From the Vault - featured items from our collection

Two pieces of pyrite for the Sam Waller Museum collection


This collection’s item is actually two pieces of pyrite. Pyrite is an iron sulfide and the most common of the sulfide minerals. It is found in Manitoba. Because of its gold colour it has been called “fool’s gold”. However, there are many differences between pyrite and gold. First of all, when found in nature gold is usually dull whereas pyrite will shine – pyrite is also a darker colour, closer to brass, whereas gold is a brighter yellow colour. Pyrite is much harder than gold, which will easily dent with a fingernail in its purest forms. Pyrite is also much more angular, whereas gold has a softer, rounded appearance. Gold is much heavier than pyrite and finally, for those who want a fool-proof test, there is the streak test. The streak test is a method by which a mineral is rubbed against an unglazed ceramic plate. The colour of the remaining “streak” of powder of the mineral will help give a positive mineral identification. Pyrite will leave behind a green-black streak, while gold will leave a bright yellow powder.

The name pyrite likely comes from the Greek word (or a variation on) pyr, which means fire. This is because when struck with metal or another hard surface pyrite creates sparks. It was used in wheel lock guns to create the spark needed to project the shot, though it has been used in other guns as well.
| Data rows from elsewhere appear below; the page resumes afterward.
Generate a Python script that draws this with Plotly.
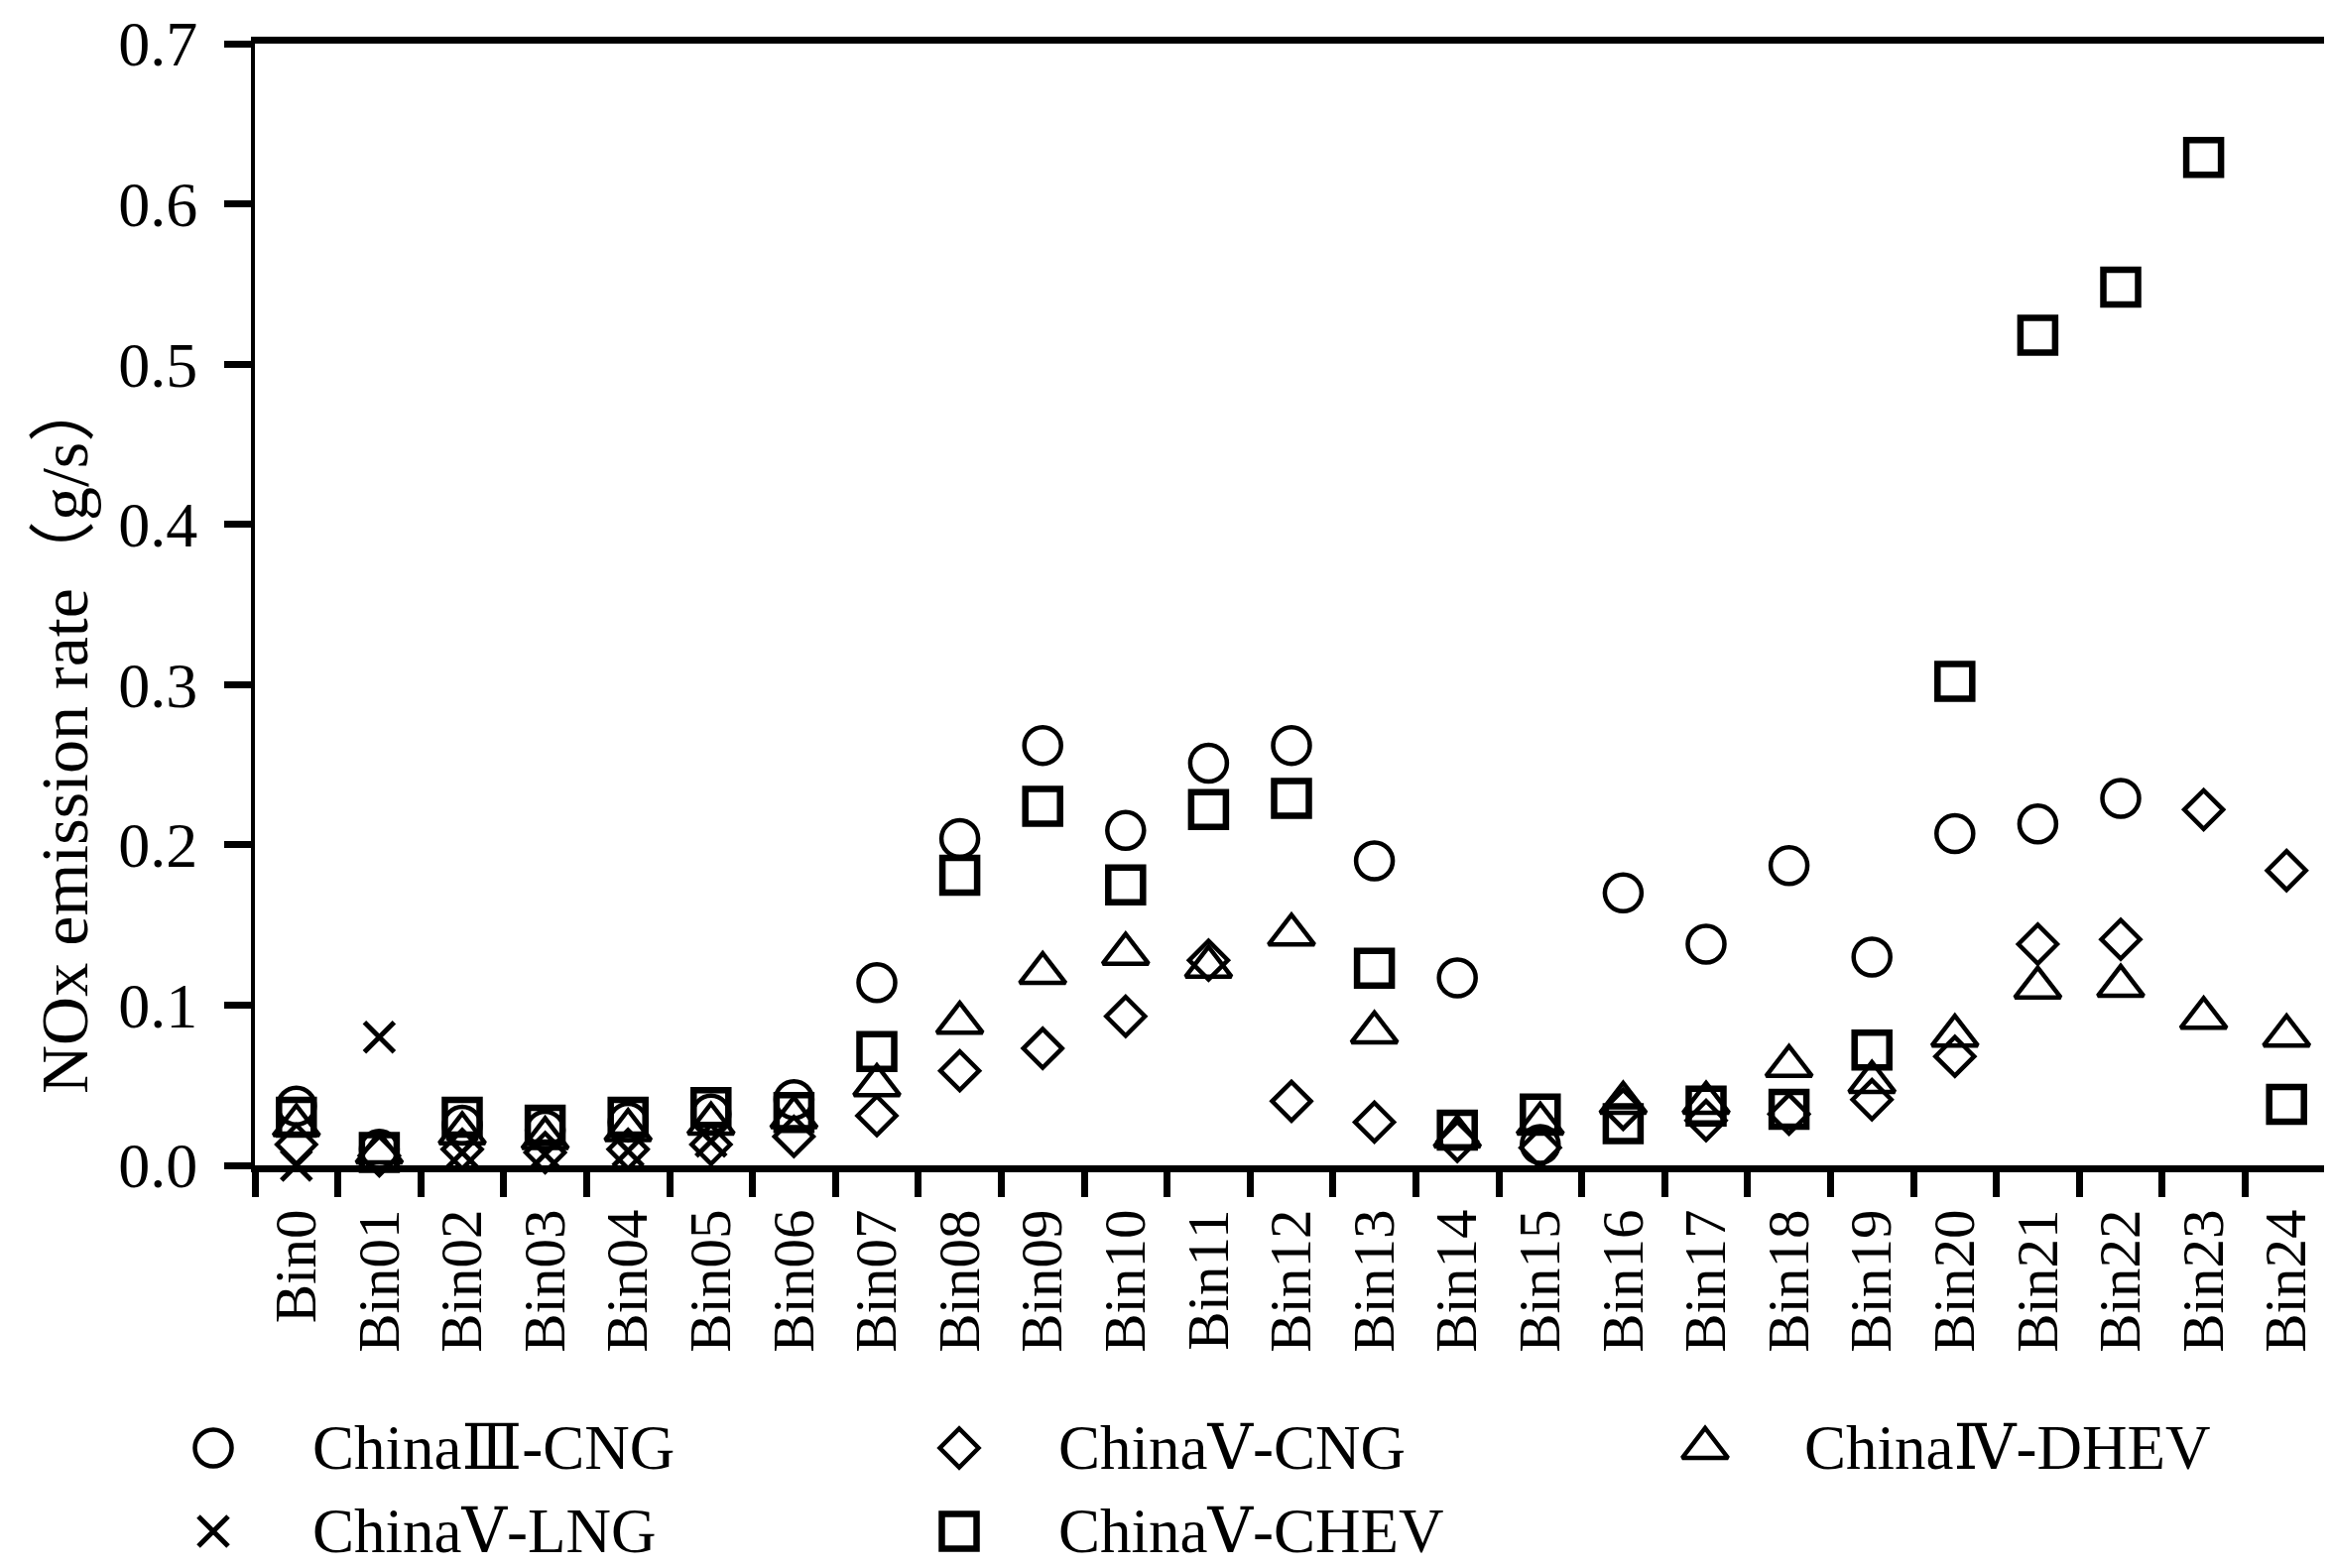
import plotly.graph_objects as go

bins = ["Bin0", "Bin01", "Bin02", "Bin03", "Bin04", "Bin05", "Bin06", "Bin07", "Bin08", "Bin09",
        "Bin10", "Bin11", "Bin12", "Bin13", "Bin14", "Bin15", "Bin16", "Bin17", "Bin18", "Bin19",
        "Bin20", "Bin21", "Bin22", "Bin23", "Bin24"]

china3_cng = [0.037, 0.010, 0.025, 0.022, 0.027, 0.032, 0.041, 0.114, 0.204, 0.262,
              0.209, 0.251, 0.262, 0.190, 0.117, 0.013, 0.170, 0.138, 0.187, 0.130,
              0.207, 0.213, 0.229, None, None]
china5_cng = [0.013, 0.006, 0.010, 0.008, 0.010, 0.013, 0.018, 0.031, 0.059, 0.073,
              0.093, 0.128, 0.040, 0.027, 0.015, 0.011, 0.035, 0.028, 0.032, 0.041,
              0.068, 0.138, 0.141, 0.222, 0.184]
china4_dhev = [0.025, 0.008, 0.020, 0.017, 0.022, 0.026, 0.030, 0.050, 0.089, 0.120,
               0.132, 0.124, 0.144, 0.083, 0.018, 0.026, 0.039, 0.039, 0.062, 0.052,
               0.081, 0.111, 0.112, 0.092, 0.081]
china5_lng = [0.000, 0.080, 0.008, 0.007, 0.009, 0.015, None, None, None, None,
              None, None, None, None, None, None, None, None, None, None,
              None, None, None, None, None]
china5_chev = [0.030, 0.008, 0.030, 0.025, 0.030, 0.036, 0.033, 0.071, 0.181, 0.224,
               0.175, 0.222, 0.229, 0.123, 0.022, 0.032, 0.026, 0.037, 0.035, 0.072,
               0.302, 0.518, 0.548, 0.629, 0.038]

names = ["ChinaⅢ-CNG", "ChinaⅤ-CNG", "ChinaⅣ-DHEV", "ChinaⅤ-LNG", "ChinaⅤ-CHEV"]
# legend grid slot (column, row) for each series
legend_col = [0, 1, 2, 0, 1]
legend_row = [0, 0, 0, 1, 1]

FONT = "Liberation Serif, DejaVu Serif, Noto Sans CJK SC, serif"

series = [
    (china3_cng, "circle-open", 37, 4.5),
    (china5_cng, "diamond-open", 30, 4.5),
    (china4_dhev, "triangle-up-open", 40, 4.5),
    (china5_lng, "x-thin-open", 30, 5),
    (china5_chev, "square-open", 35, 6.5),
]

W, H = 2351, 1581
ML, MR, MT, MB = 100, 12, 36, 10
plot_w = W - ML - MR
plot_h = H - MT - MB
x_start = (249 - ML) / plot_w          # main plot starts at 249 px
y_start = (H - MB - 1167) / plot_h     # main x axis at 1167 px

fig = go.Figure()
for i, (vals, sym, size, lw) in enumerate(series):
    mk = dict(symbol=sym, size=size, color="black", line=dict(color="black", width=lw))
    fig.add_trace(go.Scatter(
        x=bins, y=vals, mode="markers", name=names[i], cliponaxis=False,
        marker=mk, showlegend=False,
    ))
    # legend key drawn on a hidden helper subplot below the chart
    fig.add_trace(go.Scatter(
        x=[legend_col[i]], y=[-legend_row[i]], mode="markers", xaxis="x2", yaxis="y2",
        cliponaxis=False, marker=mk, showlegend=False, hoverinfo="skip",
    ))
    fig.add_annotation(
        text=names[i], xref="x2", yref="y2", x=legend_col[i], y=-legend_row[i],
        xanchor="left", yanchor="middle", xshift=98, showarrow=False,
        font=dict(family=FONT, size=63, color="black"),
    )

fig.update_layout(
    width=W, height=H,
    margin=dict(l=ML, r=MR, t=MT, b=MB),
    plot_bgcolor="white", paper_bgcolor="white",
    font=dict(family=FONT, color="black", size=60),
    showlegend=False,
    xaxis=dict(
        domain=[x_start, 1], anchor="y",
        type="category", categoryorder="array", categoryarray=bins,
        range=[-0.5, 24.5], tickson="boundaries", automargin=False,
        ticks="outside", ticklen=25, tickwidth=7, tickcolor="black",
        tickangle=-90, tickfont=dict(family=FONT, size=59, color="black"),
        ticklabelstandoff=14,
        showline=True, linewidth=7, linecolor="black", mirror=True,
        showgrid=False, zeroline=False,
    ),
    yaxis=dict(
        domain=[y_start, 1], anchor="x",
        range=[0, 0.7], dtick=0.1, tick0=0, tickformat=".1f", automargin=False,
        ticks="outside", ticklen=27, tickwidth=7, tickcolor="black",
        tickfont=dict(family=FONT, size=64, color="black"),
        ticklabelstandoff=14,
        showline=True, linewidth=4, linecolor="black", mirror=True,
        showgrid=False, zeroline=False,
    ),
    xaxis2=dict(domain=[0, 1], anchor="y2", range=[-0.1423, 2.8351], visible=False),
    yaxis2=dict(domain=[0, 0.2], anchor="x2", range=[-1.4167, 2.238], visible=False),
)

fig.add_shape(type="line", xref="x domain", yref="y domain", x0=1, x1=1, y0=0, y1=1,
              line=dict(color="black", width=7))

fig.add_annotation(
    text="NOx emission rate（g/s）", xref="paper", yref="paper",
    x=(57 - ML) / plot_w, y=(H - MB - 733) / plot_h, xanchor="center", yanchor="middle",
    textangle=-90, showarrow=False,
    font=dict(family=FONT, size=68, color="black"),
)

fig.write_html("out.html")
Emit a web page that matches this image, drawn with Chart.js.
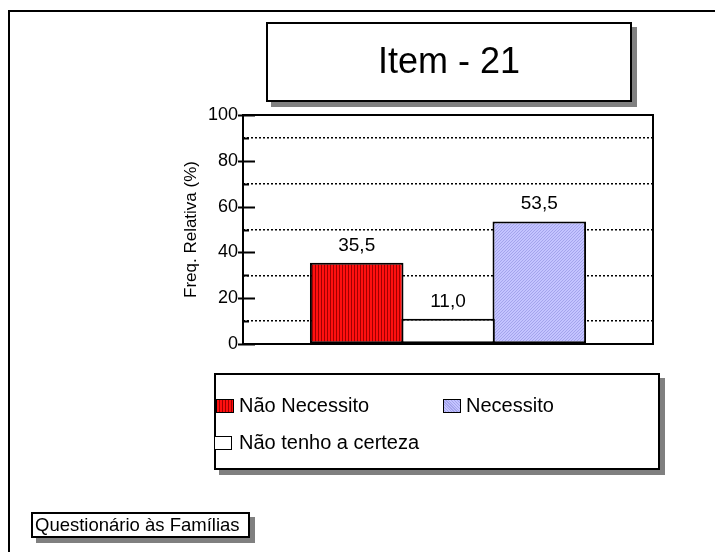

Pyrite was used in jewellery in the mid-1800s but tarnishes easily, limiting its usefulness in this role. While today pyrite isn’t sought out for its own properties (it is actually a poor source of either iron or sulfur), it may indicate the presence of other valuable minerals. Pyrite is often formed with gold, but also oil and coal since it forms in iron and sulfide rich environments with low oxygen levels. This often happens when organic materials decay as they give off sulfur but use oxygen. An interesting by-product of this are fossils made of pyrite.

One was collected and donated to the museum in 1991 and the other was likely part of the original Sam Waller collection.